In his recent Foreign Affairs article “America Must Prepare for a War Over Taiwan,” Elbridge Colby argues that the solution to sustaining stability in the Taiwan Strait is for the United States to greatly ramp up its defense spending in Asia in order to deter an otherwise likely Chinese attack on Taiwan and preserve peace in Asia.
Yet instead of preserving the peace, Colby’s approach would guarantee conflict, produce an open-ended U.S-China arms race, significantly increase the chance of further conflicts over Taiwan or other issues, and of course, destabilize the global economy.
Colby consistently fails to adopt any frame of analysis for the Taiwan issue other than a simplistic force-on-force approach. In doing so, he overestimates the capabilities of the Chinese military to take Taiwan and totally ignores the reality that even a militarily inferior Beijing will still employ force against the island if it believes that the United States were using its military might to back a clear bid by Taipei for independence.

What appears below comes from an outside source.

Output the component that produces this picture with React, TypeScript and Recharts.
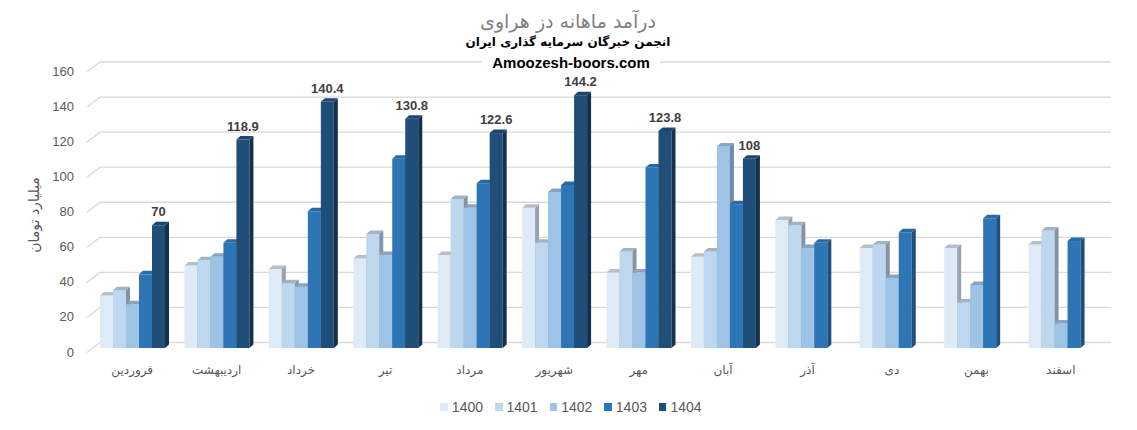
import React from 'react';
import { BarChart, Bar, XAxis, YAxis, CartesianGrid, LabelList } from 'recharts';

const months = ['فروردین', 'اردیبهشت', 'خرداد', 'تیر', 'مرداد', 'شهریور', 'مهر', 'آبان', 'آذر', 'دی', 'بهمن', 'اسفند'];
const years = ['1400', '1401', '1402', '1403', '1404'];
const v1400 = [30, 47, 45, 51, 53, 80, 43, 52, 73, 57, 57, 59];
const v1401 = [33, 50, 37, 65, 85, 60, 55, 55, 70, 59, 26, 67];
const v1402 = [25, 52, 35, 53, 80, 89, 43, 115, 57, 40, 36, 14];
const v1403 = [42, 60, 78, 108, 94, 93, 103, 82, 60, 66, 74, 61];
const v1404: (number | null)[] = [70, 118.9, 140.4, 130.8, 122.6, 144.2, 123.8, 108, null, null, null, null];
const yTicks = [0, 20, 40, 60, 80, 100, 120, 140, 160];

const fills = ['#DEEBF7', '#BDD7EE', '#9DC3E6', '#2E75B6', '#1F4E79'];
const tops = ['#b4bfcb', '#a3b3c3', '#8aa4be', '#2a6aa3', '#1c4670'];
const sides = ['#97a3af', '#8494a5', '#6f8aa6', '#1f4f7e', '#15304d'];

const series = [v1400, v1401, v1402, v1403, v1404];
const data = months.map((m, i) => {
  const row: any = { month: m };
  years.forEach((y, k) => {
    row['y' + y] = series[k][i];
  });
  return row;
});

const DX = 4;
const DY = 3.5;

const makeShape = (k: number) => (props: any) => {
  const { x, y, width, height } = props;
  if (x == null || y == null || !height || height <= 0) return <g />;
  const w = width;
  const h = height;
  return (
    <g>
      <rect x={x} y={y} width={w} height={h} fill={fills[k]} />
      <polygon
        points={`${x},${y} ${x + DX},${y - DY} ${x + w + DX},${y - DY} ${x + w},${y}`}
        fill={tops[k]}
      />
      <polygon
        points={`${x + w},${y} ${x + w + DX},${y - DY} ${x + w + DX},${y + h - DY} ${x + w},${y + h}`}
        fill={sides[k]}
      />
    </g>
  );
};

const gridLine = (props: any) => {
  const { x1, x2, y1 } = props;
  const yb = y1 - 5.5;
  return (
    <g key={`g-${props.index}-${y1}`}>
      <line x1={x1 - 3} y1={yb + 10} x2={x1 + 10} y2={yb} stroke="#d9d9d9" strokeWidth={1.3} />
      <line x1={x1 + 10} y1={yb} x2={x2 + 8} y2={yb} stroke="#d9d9d9" strokeWidth={1.3} />
    </g>
  );
};

const YTick = (props: any) => {
  const { x, y, payload } = props;
  return (
    <text x={x} y={y + 4} textAnchor="end" dominantBaseline="central" fontSize={13}
      fontFamily="'Liberation Sans', Arial, sans-serif" fill="#595959">
      {payload.value}
    </text>
  );
};

const XTick = (props: any) => {
  const { x, y, payload } = props;
  return (
    <text x={x} y={y + 22} textAnchor="middle" dominantBaseline="central" fontSize={12}
      fontFamily="'DejaVu Sans', sans-serif" fill="#595959">
      {payload.value}
    </text>
  );
};

export default function App() {
  return (
    <div style={{ position: 'absolute', left: 0, top: 0, width: 1137, height: 430, background: '#fff' }}>
      <BarChart
        width={1137}
        height={430}
        data={data}
        margin={{ top: 67.5, right: 34, bottom: 52, left: 40 }}
        barGap={0}
        barSize={13}
      >
        <CartesianGrid vertical={false} horizontal={gridLine as any} />
        <XAxis dataKey="month" axisLine={false} tickLine={false} tickSize={0} tickMargin={0}
          height={30} tick={<XTick />} interval={0} />
        <YAxis domain={[0, 160]} ticks={yTicks} axisLine={false} tickLine={false} tickSize={0}
          tickMargin={16} width={50} tick={<YTick />} interval={0} />
        {years.map((yr, k) => (
          <Bar key={yr} dataKey={'y' + yr} fill={fills[k]} shape={makeShape(k)} isAnimationActive={false}>
            {k === 4 ? (
              <LabelList dataKey={'y' + yr} position="top" offset={9}
                style={{ fontWeight: 'bold', fontSize: 13, fill: '#404040', fontFamily: "'Liberation Sans', Arial, sans-serif" }} />
            ) : null}
          </Bar>
        ))}
      </BarChart>

      <div style={{ position: 'absolute', left: 368, top: 8, width: 400, textAlign: 'center', direction: 'rtl',
        fontFamily: "'DejaVu Sans', sans-serif", fontSize: 19, color: '#808080', lineHeight: '26px' }}>
        درآمد ماهانه دز هراوی
      </div>
      <div style={{ position: 'absolute', left: 368, top: 32, width: 400, textAlign: 'center', direction: 'rtl',
        fontFamily: "'DejaVu Sans', sans-serif", fontSize: 12, fontWeight: 'bold', color: '#000', lineHeight: '20px' }}>
        انجمن خبرگان سرمایه گذاری ایران
      </div>
      <div style={{ position: 'absolute', left: 482, top: 53, width: 178, height: 20, background: '#fff', textAlign: 'center',
        fontFamily: "'Liberation Sans', Arial, sans-serif", fontSize: 15, fontWeight: 'bold', color: '#000', lineHeight: '20px' }}>
        Amoozesh-boors.com
      </div>

      <div style={{ position: 'absolute', left: 34, top: 215, width: 0, height: 0 }}>
        <div style={{ position: 'absolute', left: -60, top: -10, width: 120, height: 20, textAlign: 'center', direction: 'rtl',
          transform: 'rotate(-90deg)', fontFamily: "'DejaVu Sans', sans-serif", fontSize: 14, color: '#595959', lineHeight: '20px', whiteSpace: 'nowrap' }}>
          میلیارد تومان
        </div>
      </div>

      <div style={{ position: 'absolute', left: 0, top: 398, width: 1142, display: 'flex', justifyContent: 'center',
        fontFamily: "'Liberation Sans', Arial, sans-serif", fontSize: 14, color: '#595959', lineHeight: '18px' }}>
        {years.map((yr, k) => (
          <div key={yr} style={{ display: 'flex', alignItems: 'center', marginRight: k < 4 ? 12 : 0 }}>
            <span style={{ display: 'inline-block', width: 7.5, height: 7.5, background: fills[k], marginRight: 4 }} />
            <span>{yr}</span>
          </div>
        ))}
      </div>
    </div>
  );
}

As examined in my recent Quincy Institute study of U.S. threat inflation, the Chinese military has certainly greatly increased its capabilities relevant to Taiwan over the previous decades and poses an increasing threat. But it has not amassed anything approaching the level of superior force that would be required to confidently subdue Taiwan while deterring or defeating any U.S. intervention. The Chinese military still operates under a wide array of limitations in weapons, logistics, training, and experience that would make any full-scale resort to force a gigantic roll of the dice. Thus, continuing to sustain such a high risk for Beijing does not require a huge increase in U.S. defense spending, as Colby suggests.